To address this issue, we created production sandboxes for our microservices. These sandboxes are a list of special production pods which do not accept regular production traffic. We set up a routing logic in the upstream services of our microservice, based on certain routing rules defined in our configuration files. To test this testing solution we deployed the build to a sandbox and changed the configuration files to route certain requests (usually based on the consumer ID) to the sandbox and test the change. This has improved the development efficiency greatly and ensures that we never deploy a full outage to production for all consumers.
After we launched the new checkout flow, engineers worked with data scientists to analyze the impact of the extraction and found many positive improvements in some of the key business metrics.
We define the checkout flow latency to be the time it takes after the consumer clicks the place order button until they are navigated to the order tracking page. The new flow is faster than the old flow. The average checkout flow p95 latency decreased by 48%, from 13.5 to 7 seconds.
In the new consumer checkout flow, we display a more friendly error message to consumers. Consumers can take better actions correspondingly to unblock themselves in the checkout process, for example, switching to a different credit card if the first one was declined, or removing an unavailable item from the cart. With the help of this improvement, we’ve observed a significant conversion rate improvement on mobile and on web.
Fewer order cancellations
The legacy flow had no retry mechanism for downstream failures. Any database or downstream service blip could cause order processing to fail and the whole order to be canceled. In the new flow, failures are handled more gracefully with retries and default fallbacks. As a result, around 1% of the orders are saved daily on average.
Database load reduction
The old flow reads from the primary database deliberately throughout the checkout flow to ensure consistency. Some tables were read and updated multiple times in one request. The new flow loads data once into memory and flushes the data into the database at the end of the checkout flow.
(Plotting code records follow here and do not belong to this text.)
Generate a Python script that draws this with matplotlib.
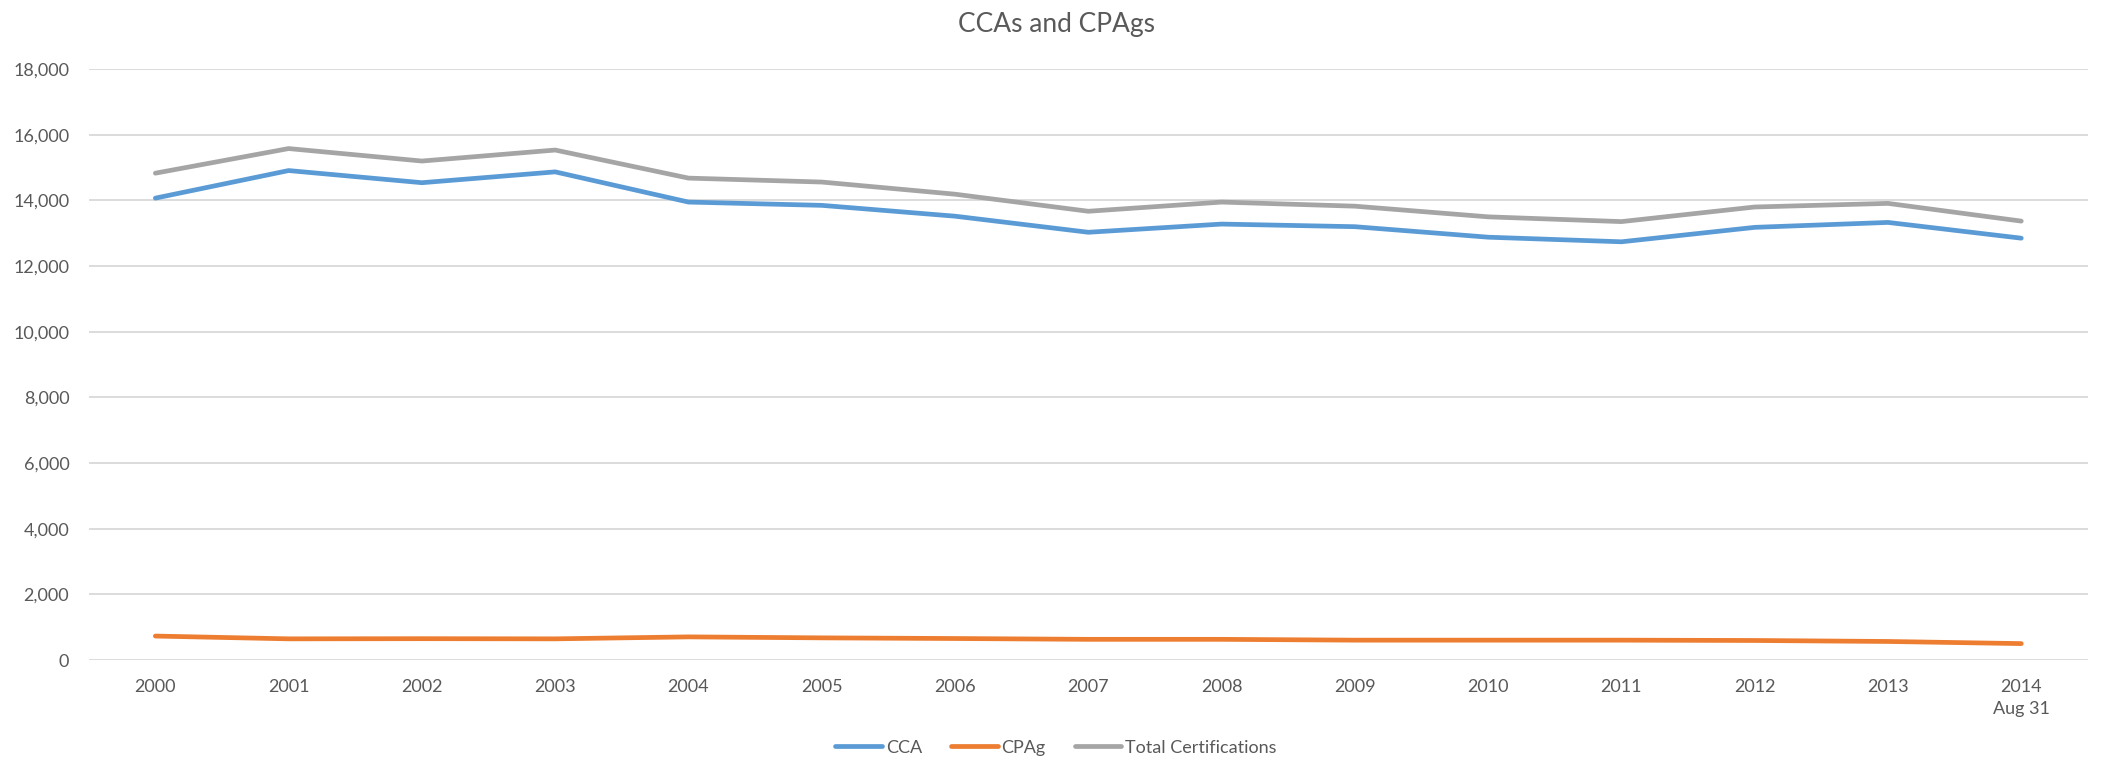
import numpy as np
import matplotlib.pyplot as plt
from matplotlib.ticker import FuncFormatter

plt.rcParams['font.family'] = ['Liberation Sans Narrow', 'Lato', 'DejaVu Sans']

years = ['2000', '2001', '2002', '2003', '2004', '2005', '2006', '2007',
         '2008', '2009', '2010', '2011', '2012', '2013', '2014\nAug 31']
cca = [14070, 14910, 14540, 14870, 13950, 13850, 13520, 13030,
       13280, 13200, 12880, 12740, 13180, 13330, 12850]
cpag = [730, 645, 650, 645, 705, 675, 655, 630,
        630, 605, 605, 605, 595, 565, 500]
total = [14830, 15580, 15200, 15535, 14680, 14560, 14190, 13670,
         13950, 13825, 13500, 13355, 13800, 13910, 13370]

fig = plt.figure(figsize=(21.12, 7.68), dpi=100)
ax = fig.add_axes([0.042, 0.1406, 0.9466, 0.7694])

x = np.arange(len(years))
ax.plot(x, cca, color='#5B9BD5', lw=3.4, solid_capstyle='round', label='CCA')
ax.plot(x, cpag, color='#ED7D31', lw=3.4, solid_capstyle='round', label='CPAg')
ax.plot(x, total, color='#A5A5A5', lw=3.4, solid_capstyle='round',
        label='Total Certifications')

ax.set_xlim(-0.5, len(years) - 0.5)
ax.set_ylim(0, 18000)
ax.set_yticks(np.arange(0, 18001, 2000))
ax.yaxis.set_major_formatter(FuncFormatter(lambda v, p: f'{int(v):,}'))
ax.set_xticks(x)
ax.set_xticklabels(years, linespacing=1.45)
ax.tick_params(axis='both', length=0, labelsize=13, labelcolor='#595959')
ax.tick_params(axis='y', pad=14)
ax.tick_params(axis='x', pad=14)
ax.grid(axis='y', color='#D9D9D9', lw=1.3)
ax.set_axisbelow(True)
for s in ax.spines.values():
    s.set_visible(False)

fig.suptitle('CCAs and CPAgs', y=0.985, fontsize=19, color='#595959')
fig.legend(loc='lower center', ncol=3, frameon=False, fontsize=13,
           labelcolor='#595959', handlelength=2.6, handletextpad=0.2,
           columnspacing=1.6, bbox_to_anchor=(0.5, -0.005))

fig.savefig('out.png', dpi=100)
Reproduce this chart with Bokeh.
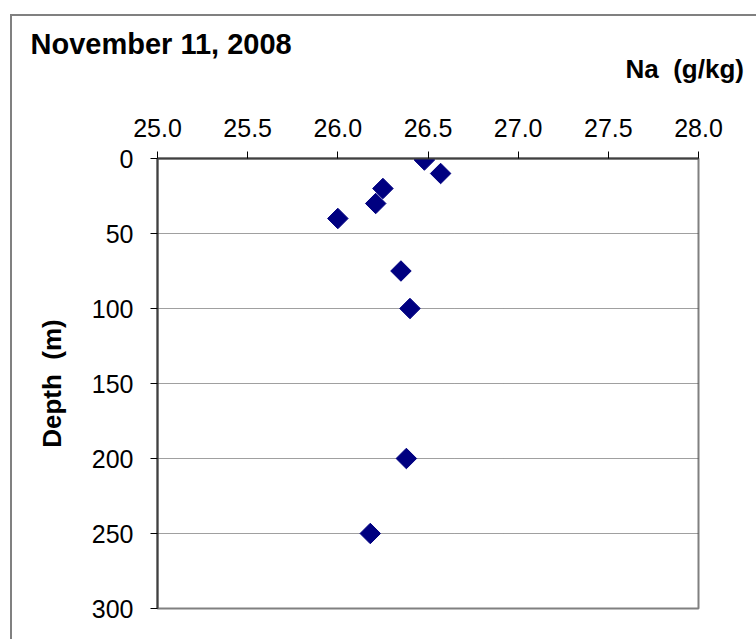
import math
from bokeh.plotting import figure
from bokeh.models import Range1d, FixedTicker, NumeralTickFormatter, Title
from bokeh.embed import file_html
from bokeh.resources import INLINE

# Data
title_text = "November 11, 2008"
x_title = "Na\u00a0 (g/kg)"
y_title = "Depth\u00a0 (m)"
na_values = [26.48, 26.57, 26.25, 26.21, 26.00, 26.35, 26.40, 26.38, 26.18]
depth_values = [1, 10, 20, 30, 40, 75, 100, 200, 250]
x_ticks = [25.0, 25.5, 26.0, 26.5, 27.0, 27.5, 28.0]
y_ticks = [0, 50, 100, 150, 200, 250, 300]

FONT = "Liberation Sans"
W, H = 756, 639

p = figure(width=W, height=H, output_backend="svg", toolbar_location=None,
           x_axis_location="above",
           x_range=Range1d(25.0, 28.0), y_range=Range1d(300, 0),
           min_border_left=157, min_border_right=58, min_border_top=158, min_border_bottom=31)
p.background_fill_color = "white"
p.border_fill_color = None
p.outline_line_color = "#808080"
p.outline_line_width = 2

# Outer chart border (left and top edges visible; right/bottom lie off-page)
p.styles = {
    "background": ("linear-gradient(#808080, #808080) 10px 14px / 2px 100% no-repeat, "
                   "linear-gradient(#808080, #808080) 10px 14px / 100% 2px no-repeat, white"),
}

# Axes
for ax in (p.xaxis[0], p.yaxis[0]):
    ax.axis_line_color = "#404040"
    ax.axis_line_width = 2
    ax.major_tick_line_color = "black"
    ax.major_tick_line_width = 1
    ax.major_tick_out = 7
    ax.major_tick_in = 0
    ax.minor_tick_line_color = None
    ax.major_label_text_font = FONT
    ax.major_label_text_font_size = "25px"
    ax.major_label_text_color = "black"

p.xaxis.ticker = FixedTicker(ticks=x_ticks)
p.xaxis.formatter = NumeralTickFormatter(format="0.0")
p.xaxis.major_label_standoff = 15
# blank spacer label to lift the titles above the axis
p.xaxis.axis_label = "\u00a0"
p.xaxis.axis_label_text_font_size = "10px"
p.xaxis.axis_label_standoff = 10

p.yaxis.ticker = FixedTicker(ticks=y_ticks)
p.yaxis.major_label_standoff = 17
p.yaxis.axis_label = y_title
p.yaxis.axis_label_text_font = FONT
p.yaxis.axis_label_text_font_style = "bold"
p.yaxis.axis_label_text_font_size = "26px"
p.yaxis.axis_label_text_color = "black"
p.yaxis.axis_label_standoff = 22

# Grid
p.xgrid.grid_line_color = None
p.ygrid.ticker = FixedTicker(ticks=y_ticks)
p.ygrid.grid_line_color = "#404040"
p.ygrid.grid_line_dash = "1 1"
p.ygrid.grid_line_width = 1

# Markers
p.scatter(na_values, depth_values, marker="square", size=14.5, angle=math.pi / 4,
          fill_color="#000080", line_color="#000080")

# Axis title (above, right side) and chart title
p.add_layout(Title(text=x_title, align="left", offset=468, standoff=15,
                   text_font=FONT, text_font_style="bold", text_font_size="26px",
                   text_color="black"), "above")
p.title.text = title_text
p.title.align = "left"
p.title.offset = -127
p.title.standoff = -30
p.title.text_font = FONT
p.title.text_font_style = "bold"
p.title.text_font_size = "29px"
p.title.text_color = "black"

open("out.html", "w").write(file_html(p, INLINE))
As a result, the Postgres database primary reads on order related tables, in queries per second (QPS) were reduced by 96%, while the write QPS was reduced by 44%. The overall database primary QPS reduced was 20%.
To summarize, a Kotlin and gRPC microservice architecture with a tech stack consisting of Cassandra, Kafka, and Cadence can help improve the reliability, performance, and scalability of the checkout flow.
Any company growing out of their monolith and facing similar problems with checkout or similar flows should consider the results shown by our migration.